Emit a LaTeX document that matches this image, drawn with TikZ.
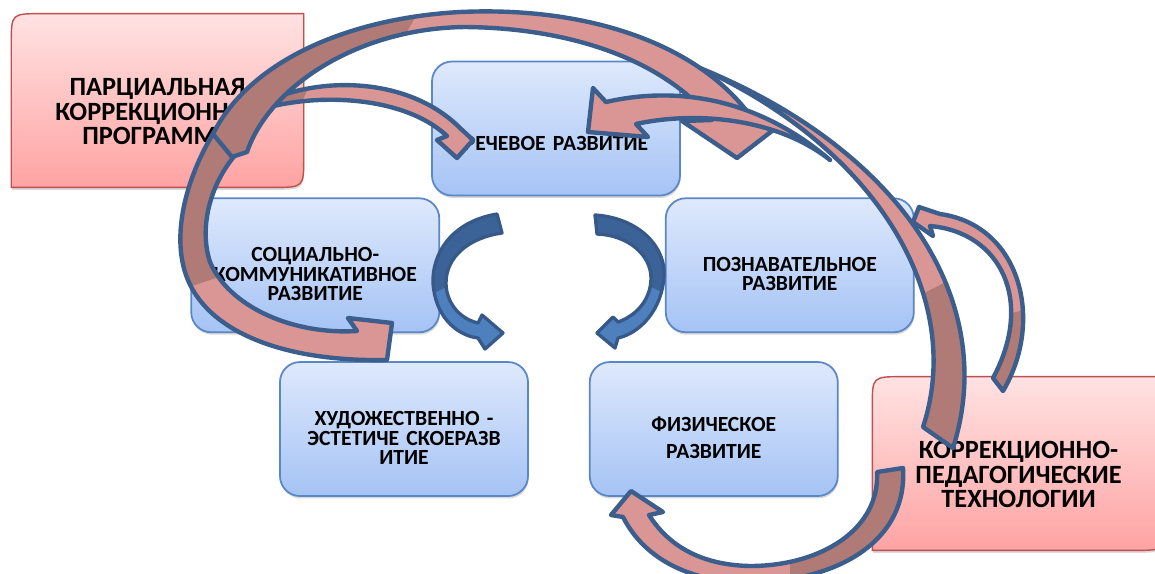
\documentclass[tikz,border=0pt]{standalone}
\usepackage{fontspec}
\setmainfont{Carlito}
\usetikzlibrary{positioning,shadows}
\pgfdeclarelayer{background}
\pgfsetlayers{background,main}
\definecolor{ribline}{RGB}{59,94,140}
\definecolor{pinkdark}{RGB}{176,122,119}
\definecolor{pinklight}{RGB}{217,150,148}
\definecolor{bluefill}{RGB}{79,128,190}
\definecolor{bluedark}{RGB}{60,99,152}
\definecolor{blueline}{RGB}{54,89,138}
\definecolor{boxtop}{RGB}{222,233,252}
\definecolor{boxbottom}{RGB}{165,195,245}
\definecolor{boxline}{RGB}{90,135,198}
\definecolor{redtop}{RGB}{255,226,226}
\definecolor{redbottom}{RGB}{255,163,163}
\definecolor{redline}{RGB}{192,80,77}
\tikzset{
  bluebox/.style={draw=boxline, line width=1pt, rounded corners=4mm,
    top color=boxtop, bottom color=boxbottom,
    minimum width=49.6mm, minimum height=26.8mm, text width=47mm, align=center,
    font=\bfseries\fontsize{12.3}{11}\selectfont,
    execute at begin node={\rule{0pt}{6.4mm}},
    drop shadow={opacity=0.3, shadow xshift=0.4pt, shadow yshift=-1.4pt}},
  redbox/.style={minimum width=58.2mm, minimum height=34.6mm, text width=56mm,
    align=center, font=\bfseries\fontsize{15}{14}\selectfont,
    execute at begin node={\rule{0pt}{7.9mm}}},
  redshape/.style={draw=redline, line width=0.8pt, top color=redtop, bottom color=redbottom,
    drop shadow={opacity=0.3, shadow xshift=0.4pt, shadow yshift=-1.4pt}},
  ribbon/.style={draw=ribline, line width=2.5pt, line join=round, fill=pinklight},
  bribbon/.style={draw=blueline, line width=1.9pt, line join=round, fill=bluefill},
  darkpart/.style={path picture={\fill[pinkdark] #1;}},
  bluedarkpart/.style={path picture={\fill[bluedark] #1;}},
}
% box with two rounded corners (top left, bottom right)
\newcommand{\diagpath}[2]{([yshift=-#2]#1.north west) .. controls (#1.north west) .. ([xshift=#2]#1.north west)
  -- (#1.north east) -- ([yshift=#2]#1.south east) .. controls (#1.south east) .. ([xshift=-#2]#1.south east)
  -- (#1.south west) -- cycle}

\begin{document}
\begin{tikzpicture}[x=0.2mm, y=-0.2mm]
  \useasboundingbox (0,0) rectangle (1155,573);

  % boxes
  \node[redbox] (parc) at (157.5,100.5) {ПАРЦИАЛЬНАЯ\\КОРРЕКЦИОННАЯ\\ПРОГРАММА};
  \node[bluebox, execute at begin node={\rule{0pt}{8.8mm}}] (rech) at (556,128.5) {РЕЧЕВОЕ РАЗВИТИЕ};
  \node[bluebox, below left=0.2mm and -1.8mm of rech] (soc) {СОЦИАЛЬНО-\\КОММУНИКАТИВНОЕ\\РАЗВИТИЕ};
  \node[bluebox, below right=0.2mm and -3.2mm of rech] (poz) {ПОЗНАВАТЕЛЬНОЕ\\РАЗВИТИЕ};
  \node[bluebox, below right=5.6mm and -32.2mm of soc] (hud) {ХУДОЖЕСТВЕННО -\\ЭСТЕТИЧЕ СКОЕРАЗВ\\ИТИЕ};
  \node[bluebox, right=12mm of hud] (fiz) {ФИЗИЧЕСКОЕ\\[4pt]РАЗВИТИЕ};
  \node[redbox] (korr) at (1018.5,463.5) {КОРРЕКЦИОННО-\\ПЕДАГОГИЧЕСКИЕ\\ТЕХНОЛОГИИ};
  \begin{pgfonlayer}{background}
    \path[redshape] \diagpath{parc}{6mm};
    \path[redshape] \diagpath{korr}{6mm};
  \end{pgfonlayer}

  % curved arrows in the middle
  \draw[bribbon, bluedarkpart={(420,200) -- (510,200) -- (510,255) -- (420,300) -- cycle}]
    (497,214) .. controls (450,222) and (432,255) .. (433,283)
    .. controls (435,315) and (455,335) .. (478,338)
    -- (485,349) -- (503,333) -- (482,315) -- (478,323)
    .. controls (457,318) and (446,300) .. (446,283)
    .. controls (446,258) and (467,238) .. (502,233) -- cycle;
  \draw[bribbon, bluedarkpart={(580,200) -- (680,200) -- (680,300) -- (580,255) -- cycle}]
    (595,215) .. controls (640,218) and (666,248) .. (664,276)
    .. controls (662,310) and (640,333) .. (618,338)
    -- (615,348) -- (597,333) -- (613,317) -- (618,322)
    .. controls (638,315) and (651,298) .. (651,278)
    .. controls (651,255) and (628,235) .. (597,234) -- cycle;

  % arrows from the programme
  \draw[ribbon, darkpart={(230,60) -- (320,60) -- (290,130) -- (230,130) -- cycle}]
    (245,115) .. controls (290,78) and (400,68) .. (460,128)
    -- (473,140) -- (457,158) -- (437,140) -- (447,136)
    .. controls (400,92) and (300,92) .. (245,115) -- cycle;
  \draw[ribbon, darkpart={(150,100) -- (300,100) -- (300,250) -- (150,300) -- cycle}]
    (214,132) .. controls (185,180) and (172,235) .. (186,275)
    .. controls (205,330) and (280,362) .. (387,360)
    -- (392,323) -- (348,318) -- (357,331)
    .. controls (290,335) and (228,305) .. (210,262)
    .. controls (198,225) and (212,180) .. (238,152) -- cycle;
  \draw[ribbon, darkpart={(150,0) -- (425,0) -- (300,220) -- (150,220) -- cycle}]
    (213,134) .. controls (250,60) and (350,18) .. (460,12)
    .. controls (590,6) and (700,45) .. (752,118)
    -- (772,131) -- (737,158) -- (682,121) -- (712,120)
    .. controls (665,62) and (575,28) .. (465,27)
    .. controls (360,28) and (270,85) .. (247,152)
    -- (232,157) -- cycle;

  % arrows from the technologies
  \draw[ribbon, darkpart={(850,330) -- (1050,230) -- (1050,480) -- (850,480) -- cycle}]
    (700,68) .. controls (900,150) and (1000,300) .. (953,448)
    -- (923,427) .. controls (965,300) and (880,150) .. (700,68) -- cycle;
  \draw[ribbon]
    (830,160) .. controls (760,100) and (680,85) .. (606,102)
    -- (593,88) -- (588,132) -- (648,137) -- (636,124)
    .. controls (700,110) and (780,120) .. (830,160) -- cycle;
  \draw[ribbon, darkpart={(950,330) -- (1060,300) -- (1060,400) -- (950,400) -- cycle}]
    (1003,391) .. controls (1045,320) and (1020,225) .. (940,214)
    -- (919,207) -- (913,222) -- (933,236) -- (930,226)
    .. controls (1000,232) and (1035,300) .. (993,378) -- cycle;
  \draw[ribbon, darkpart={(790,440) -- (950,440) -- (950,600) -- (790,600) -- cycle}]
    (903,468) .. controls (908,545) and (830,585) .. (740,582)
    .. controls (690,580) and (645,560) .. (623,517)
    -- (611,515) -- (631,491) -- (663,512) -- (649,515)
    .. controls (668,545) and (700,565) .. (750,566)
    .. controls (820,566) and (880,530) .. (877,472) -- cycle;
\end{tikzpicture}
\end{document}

------------------------

| Instructions to follow |
Pick out every line above that holds the word "with" and copy it.

| Output of the exercise |
Emit a LaTeX document that matches this image, drawn with TikZ.
% box with two rounded corners (top left, bottom right)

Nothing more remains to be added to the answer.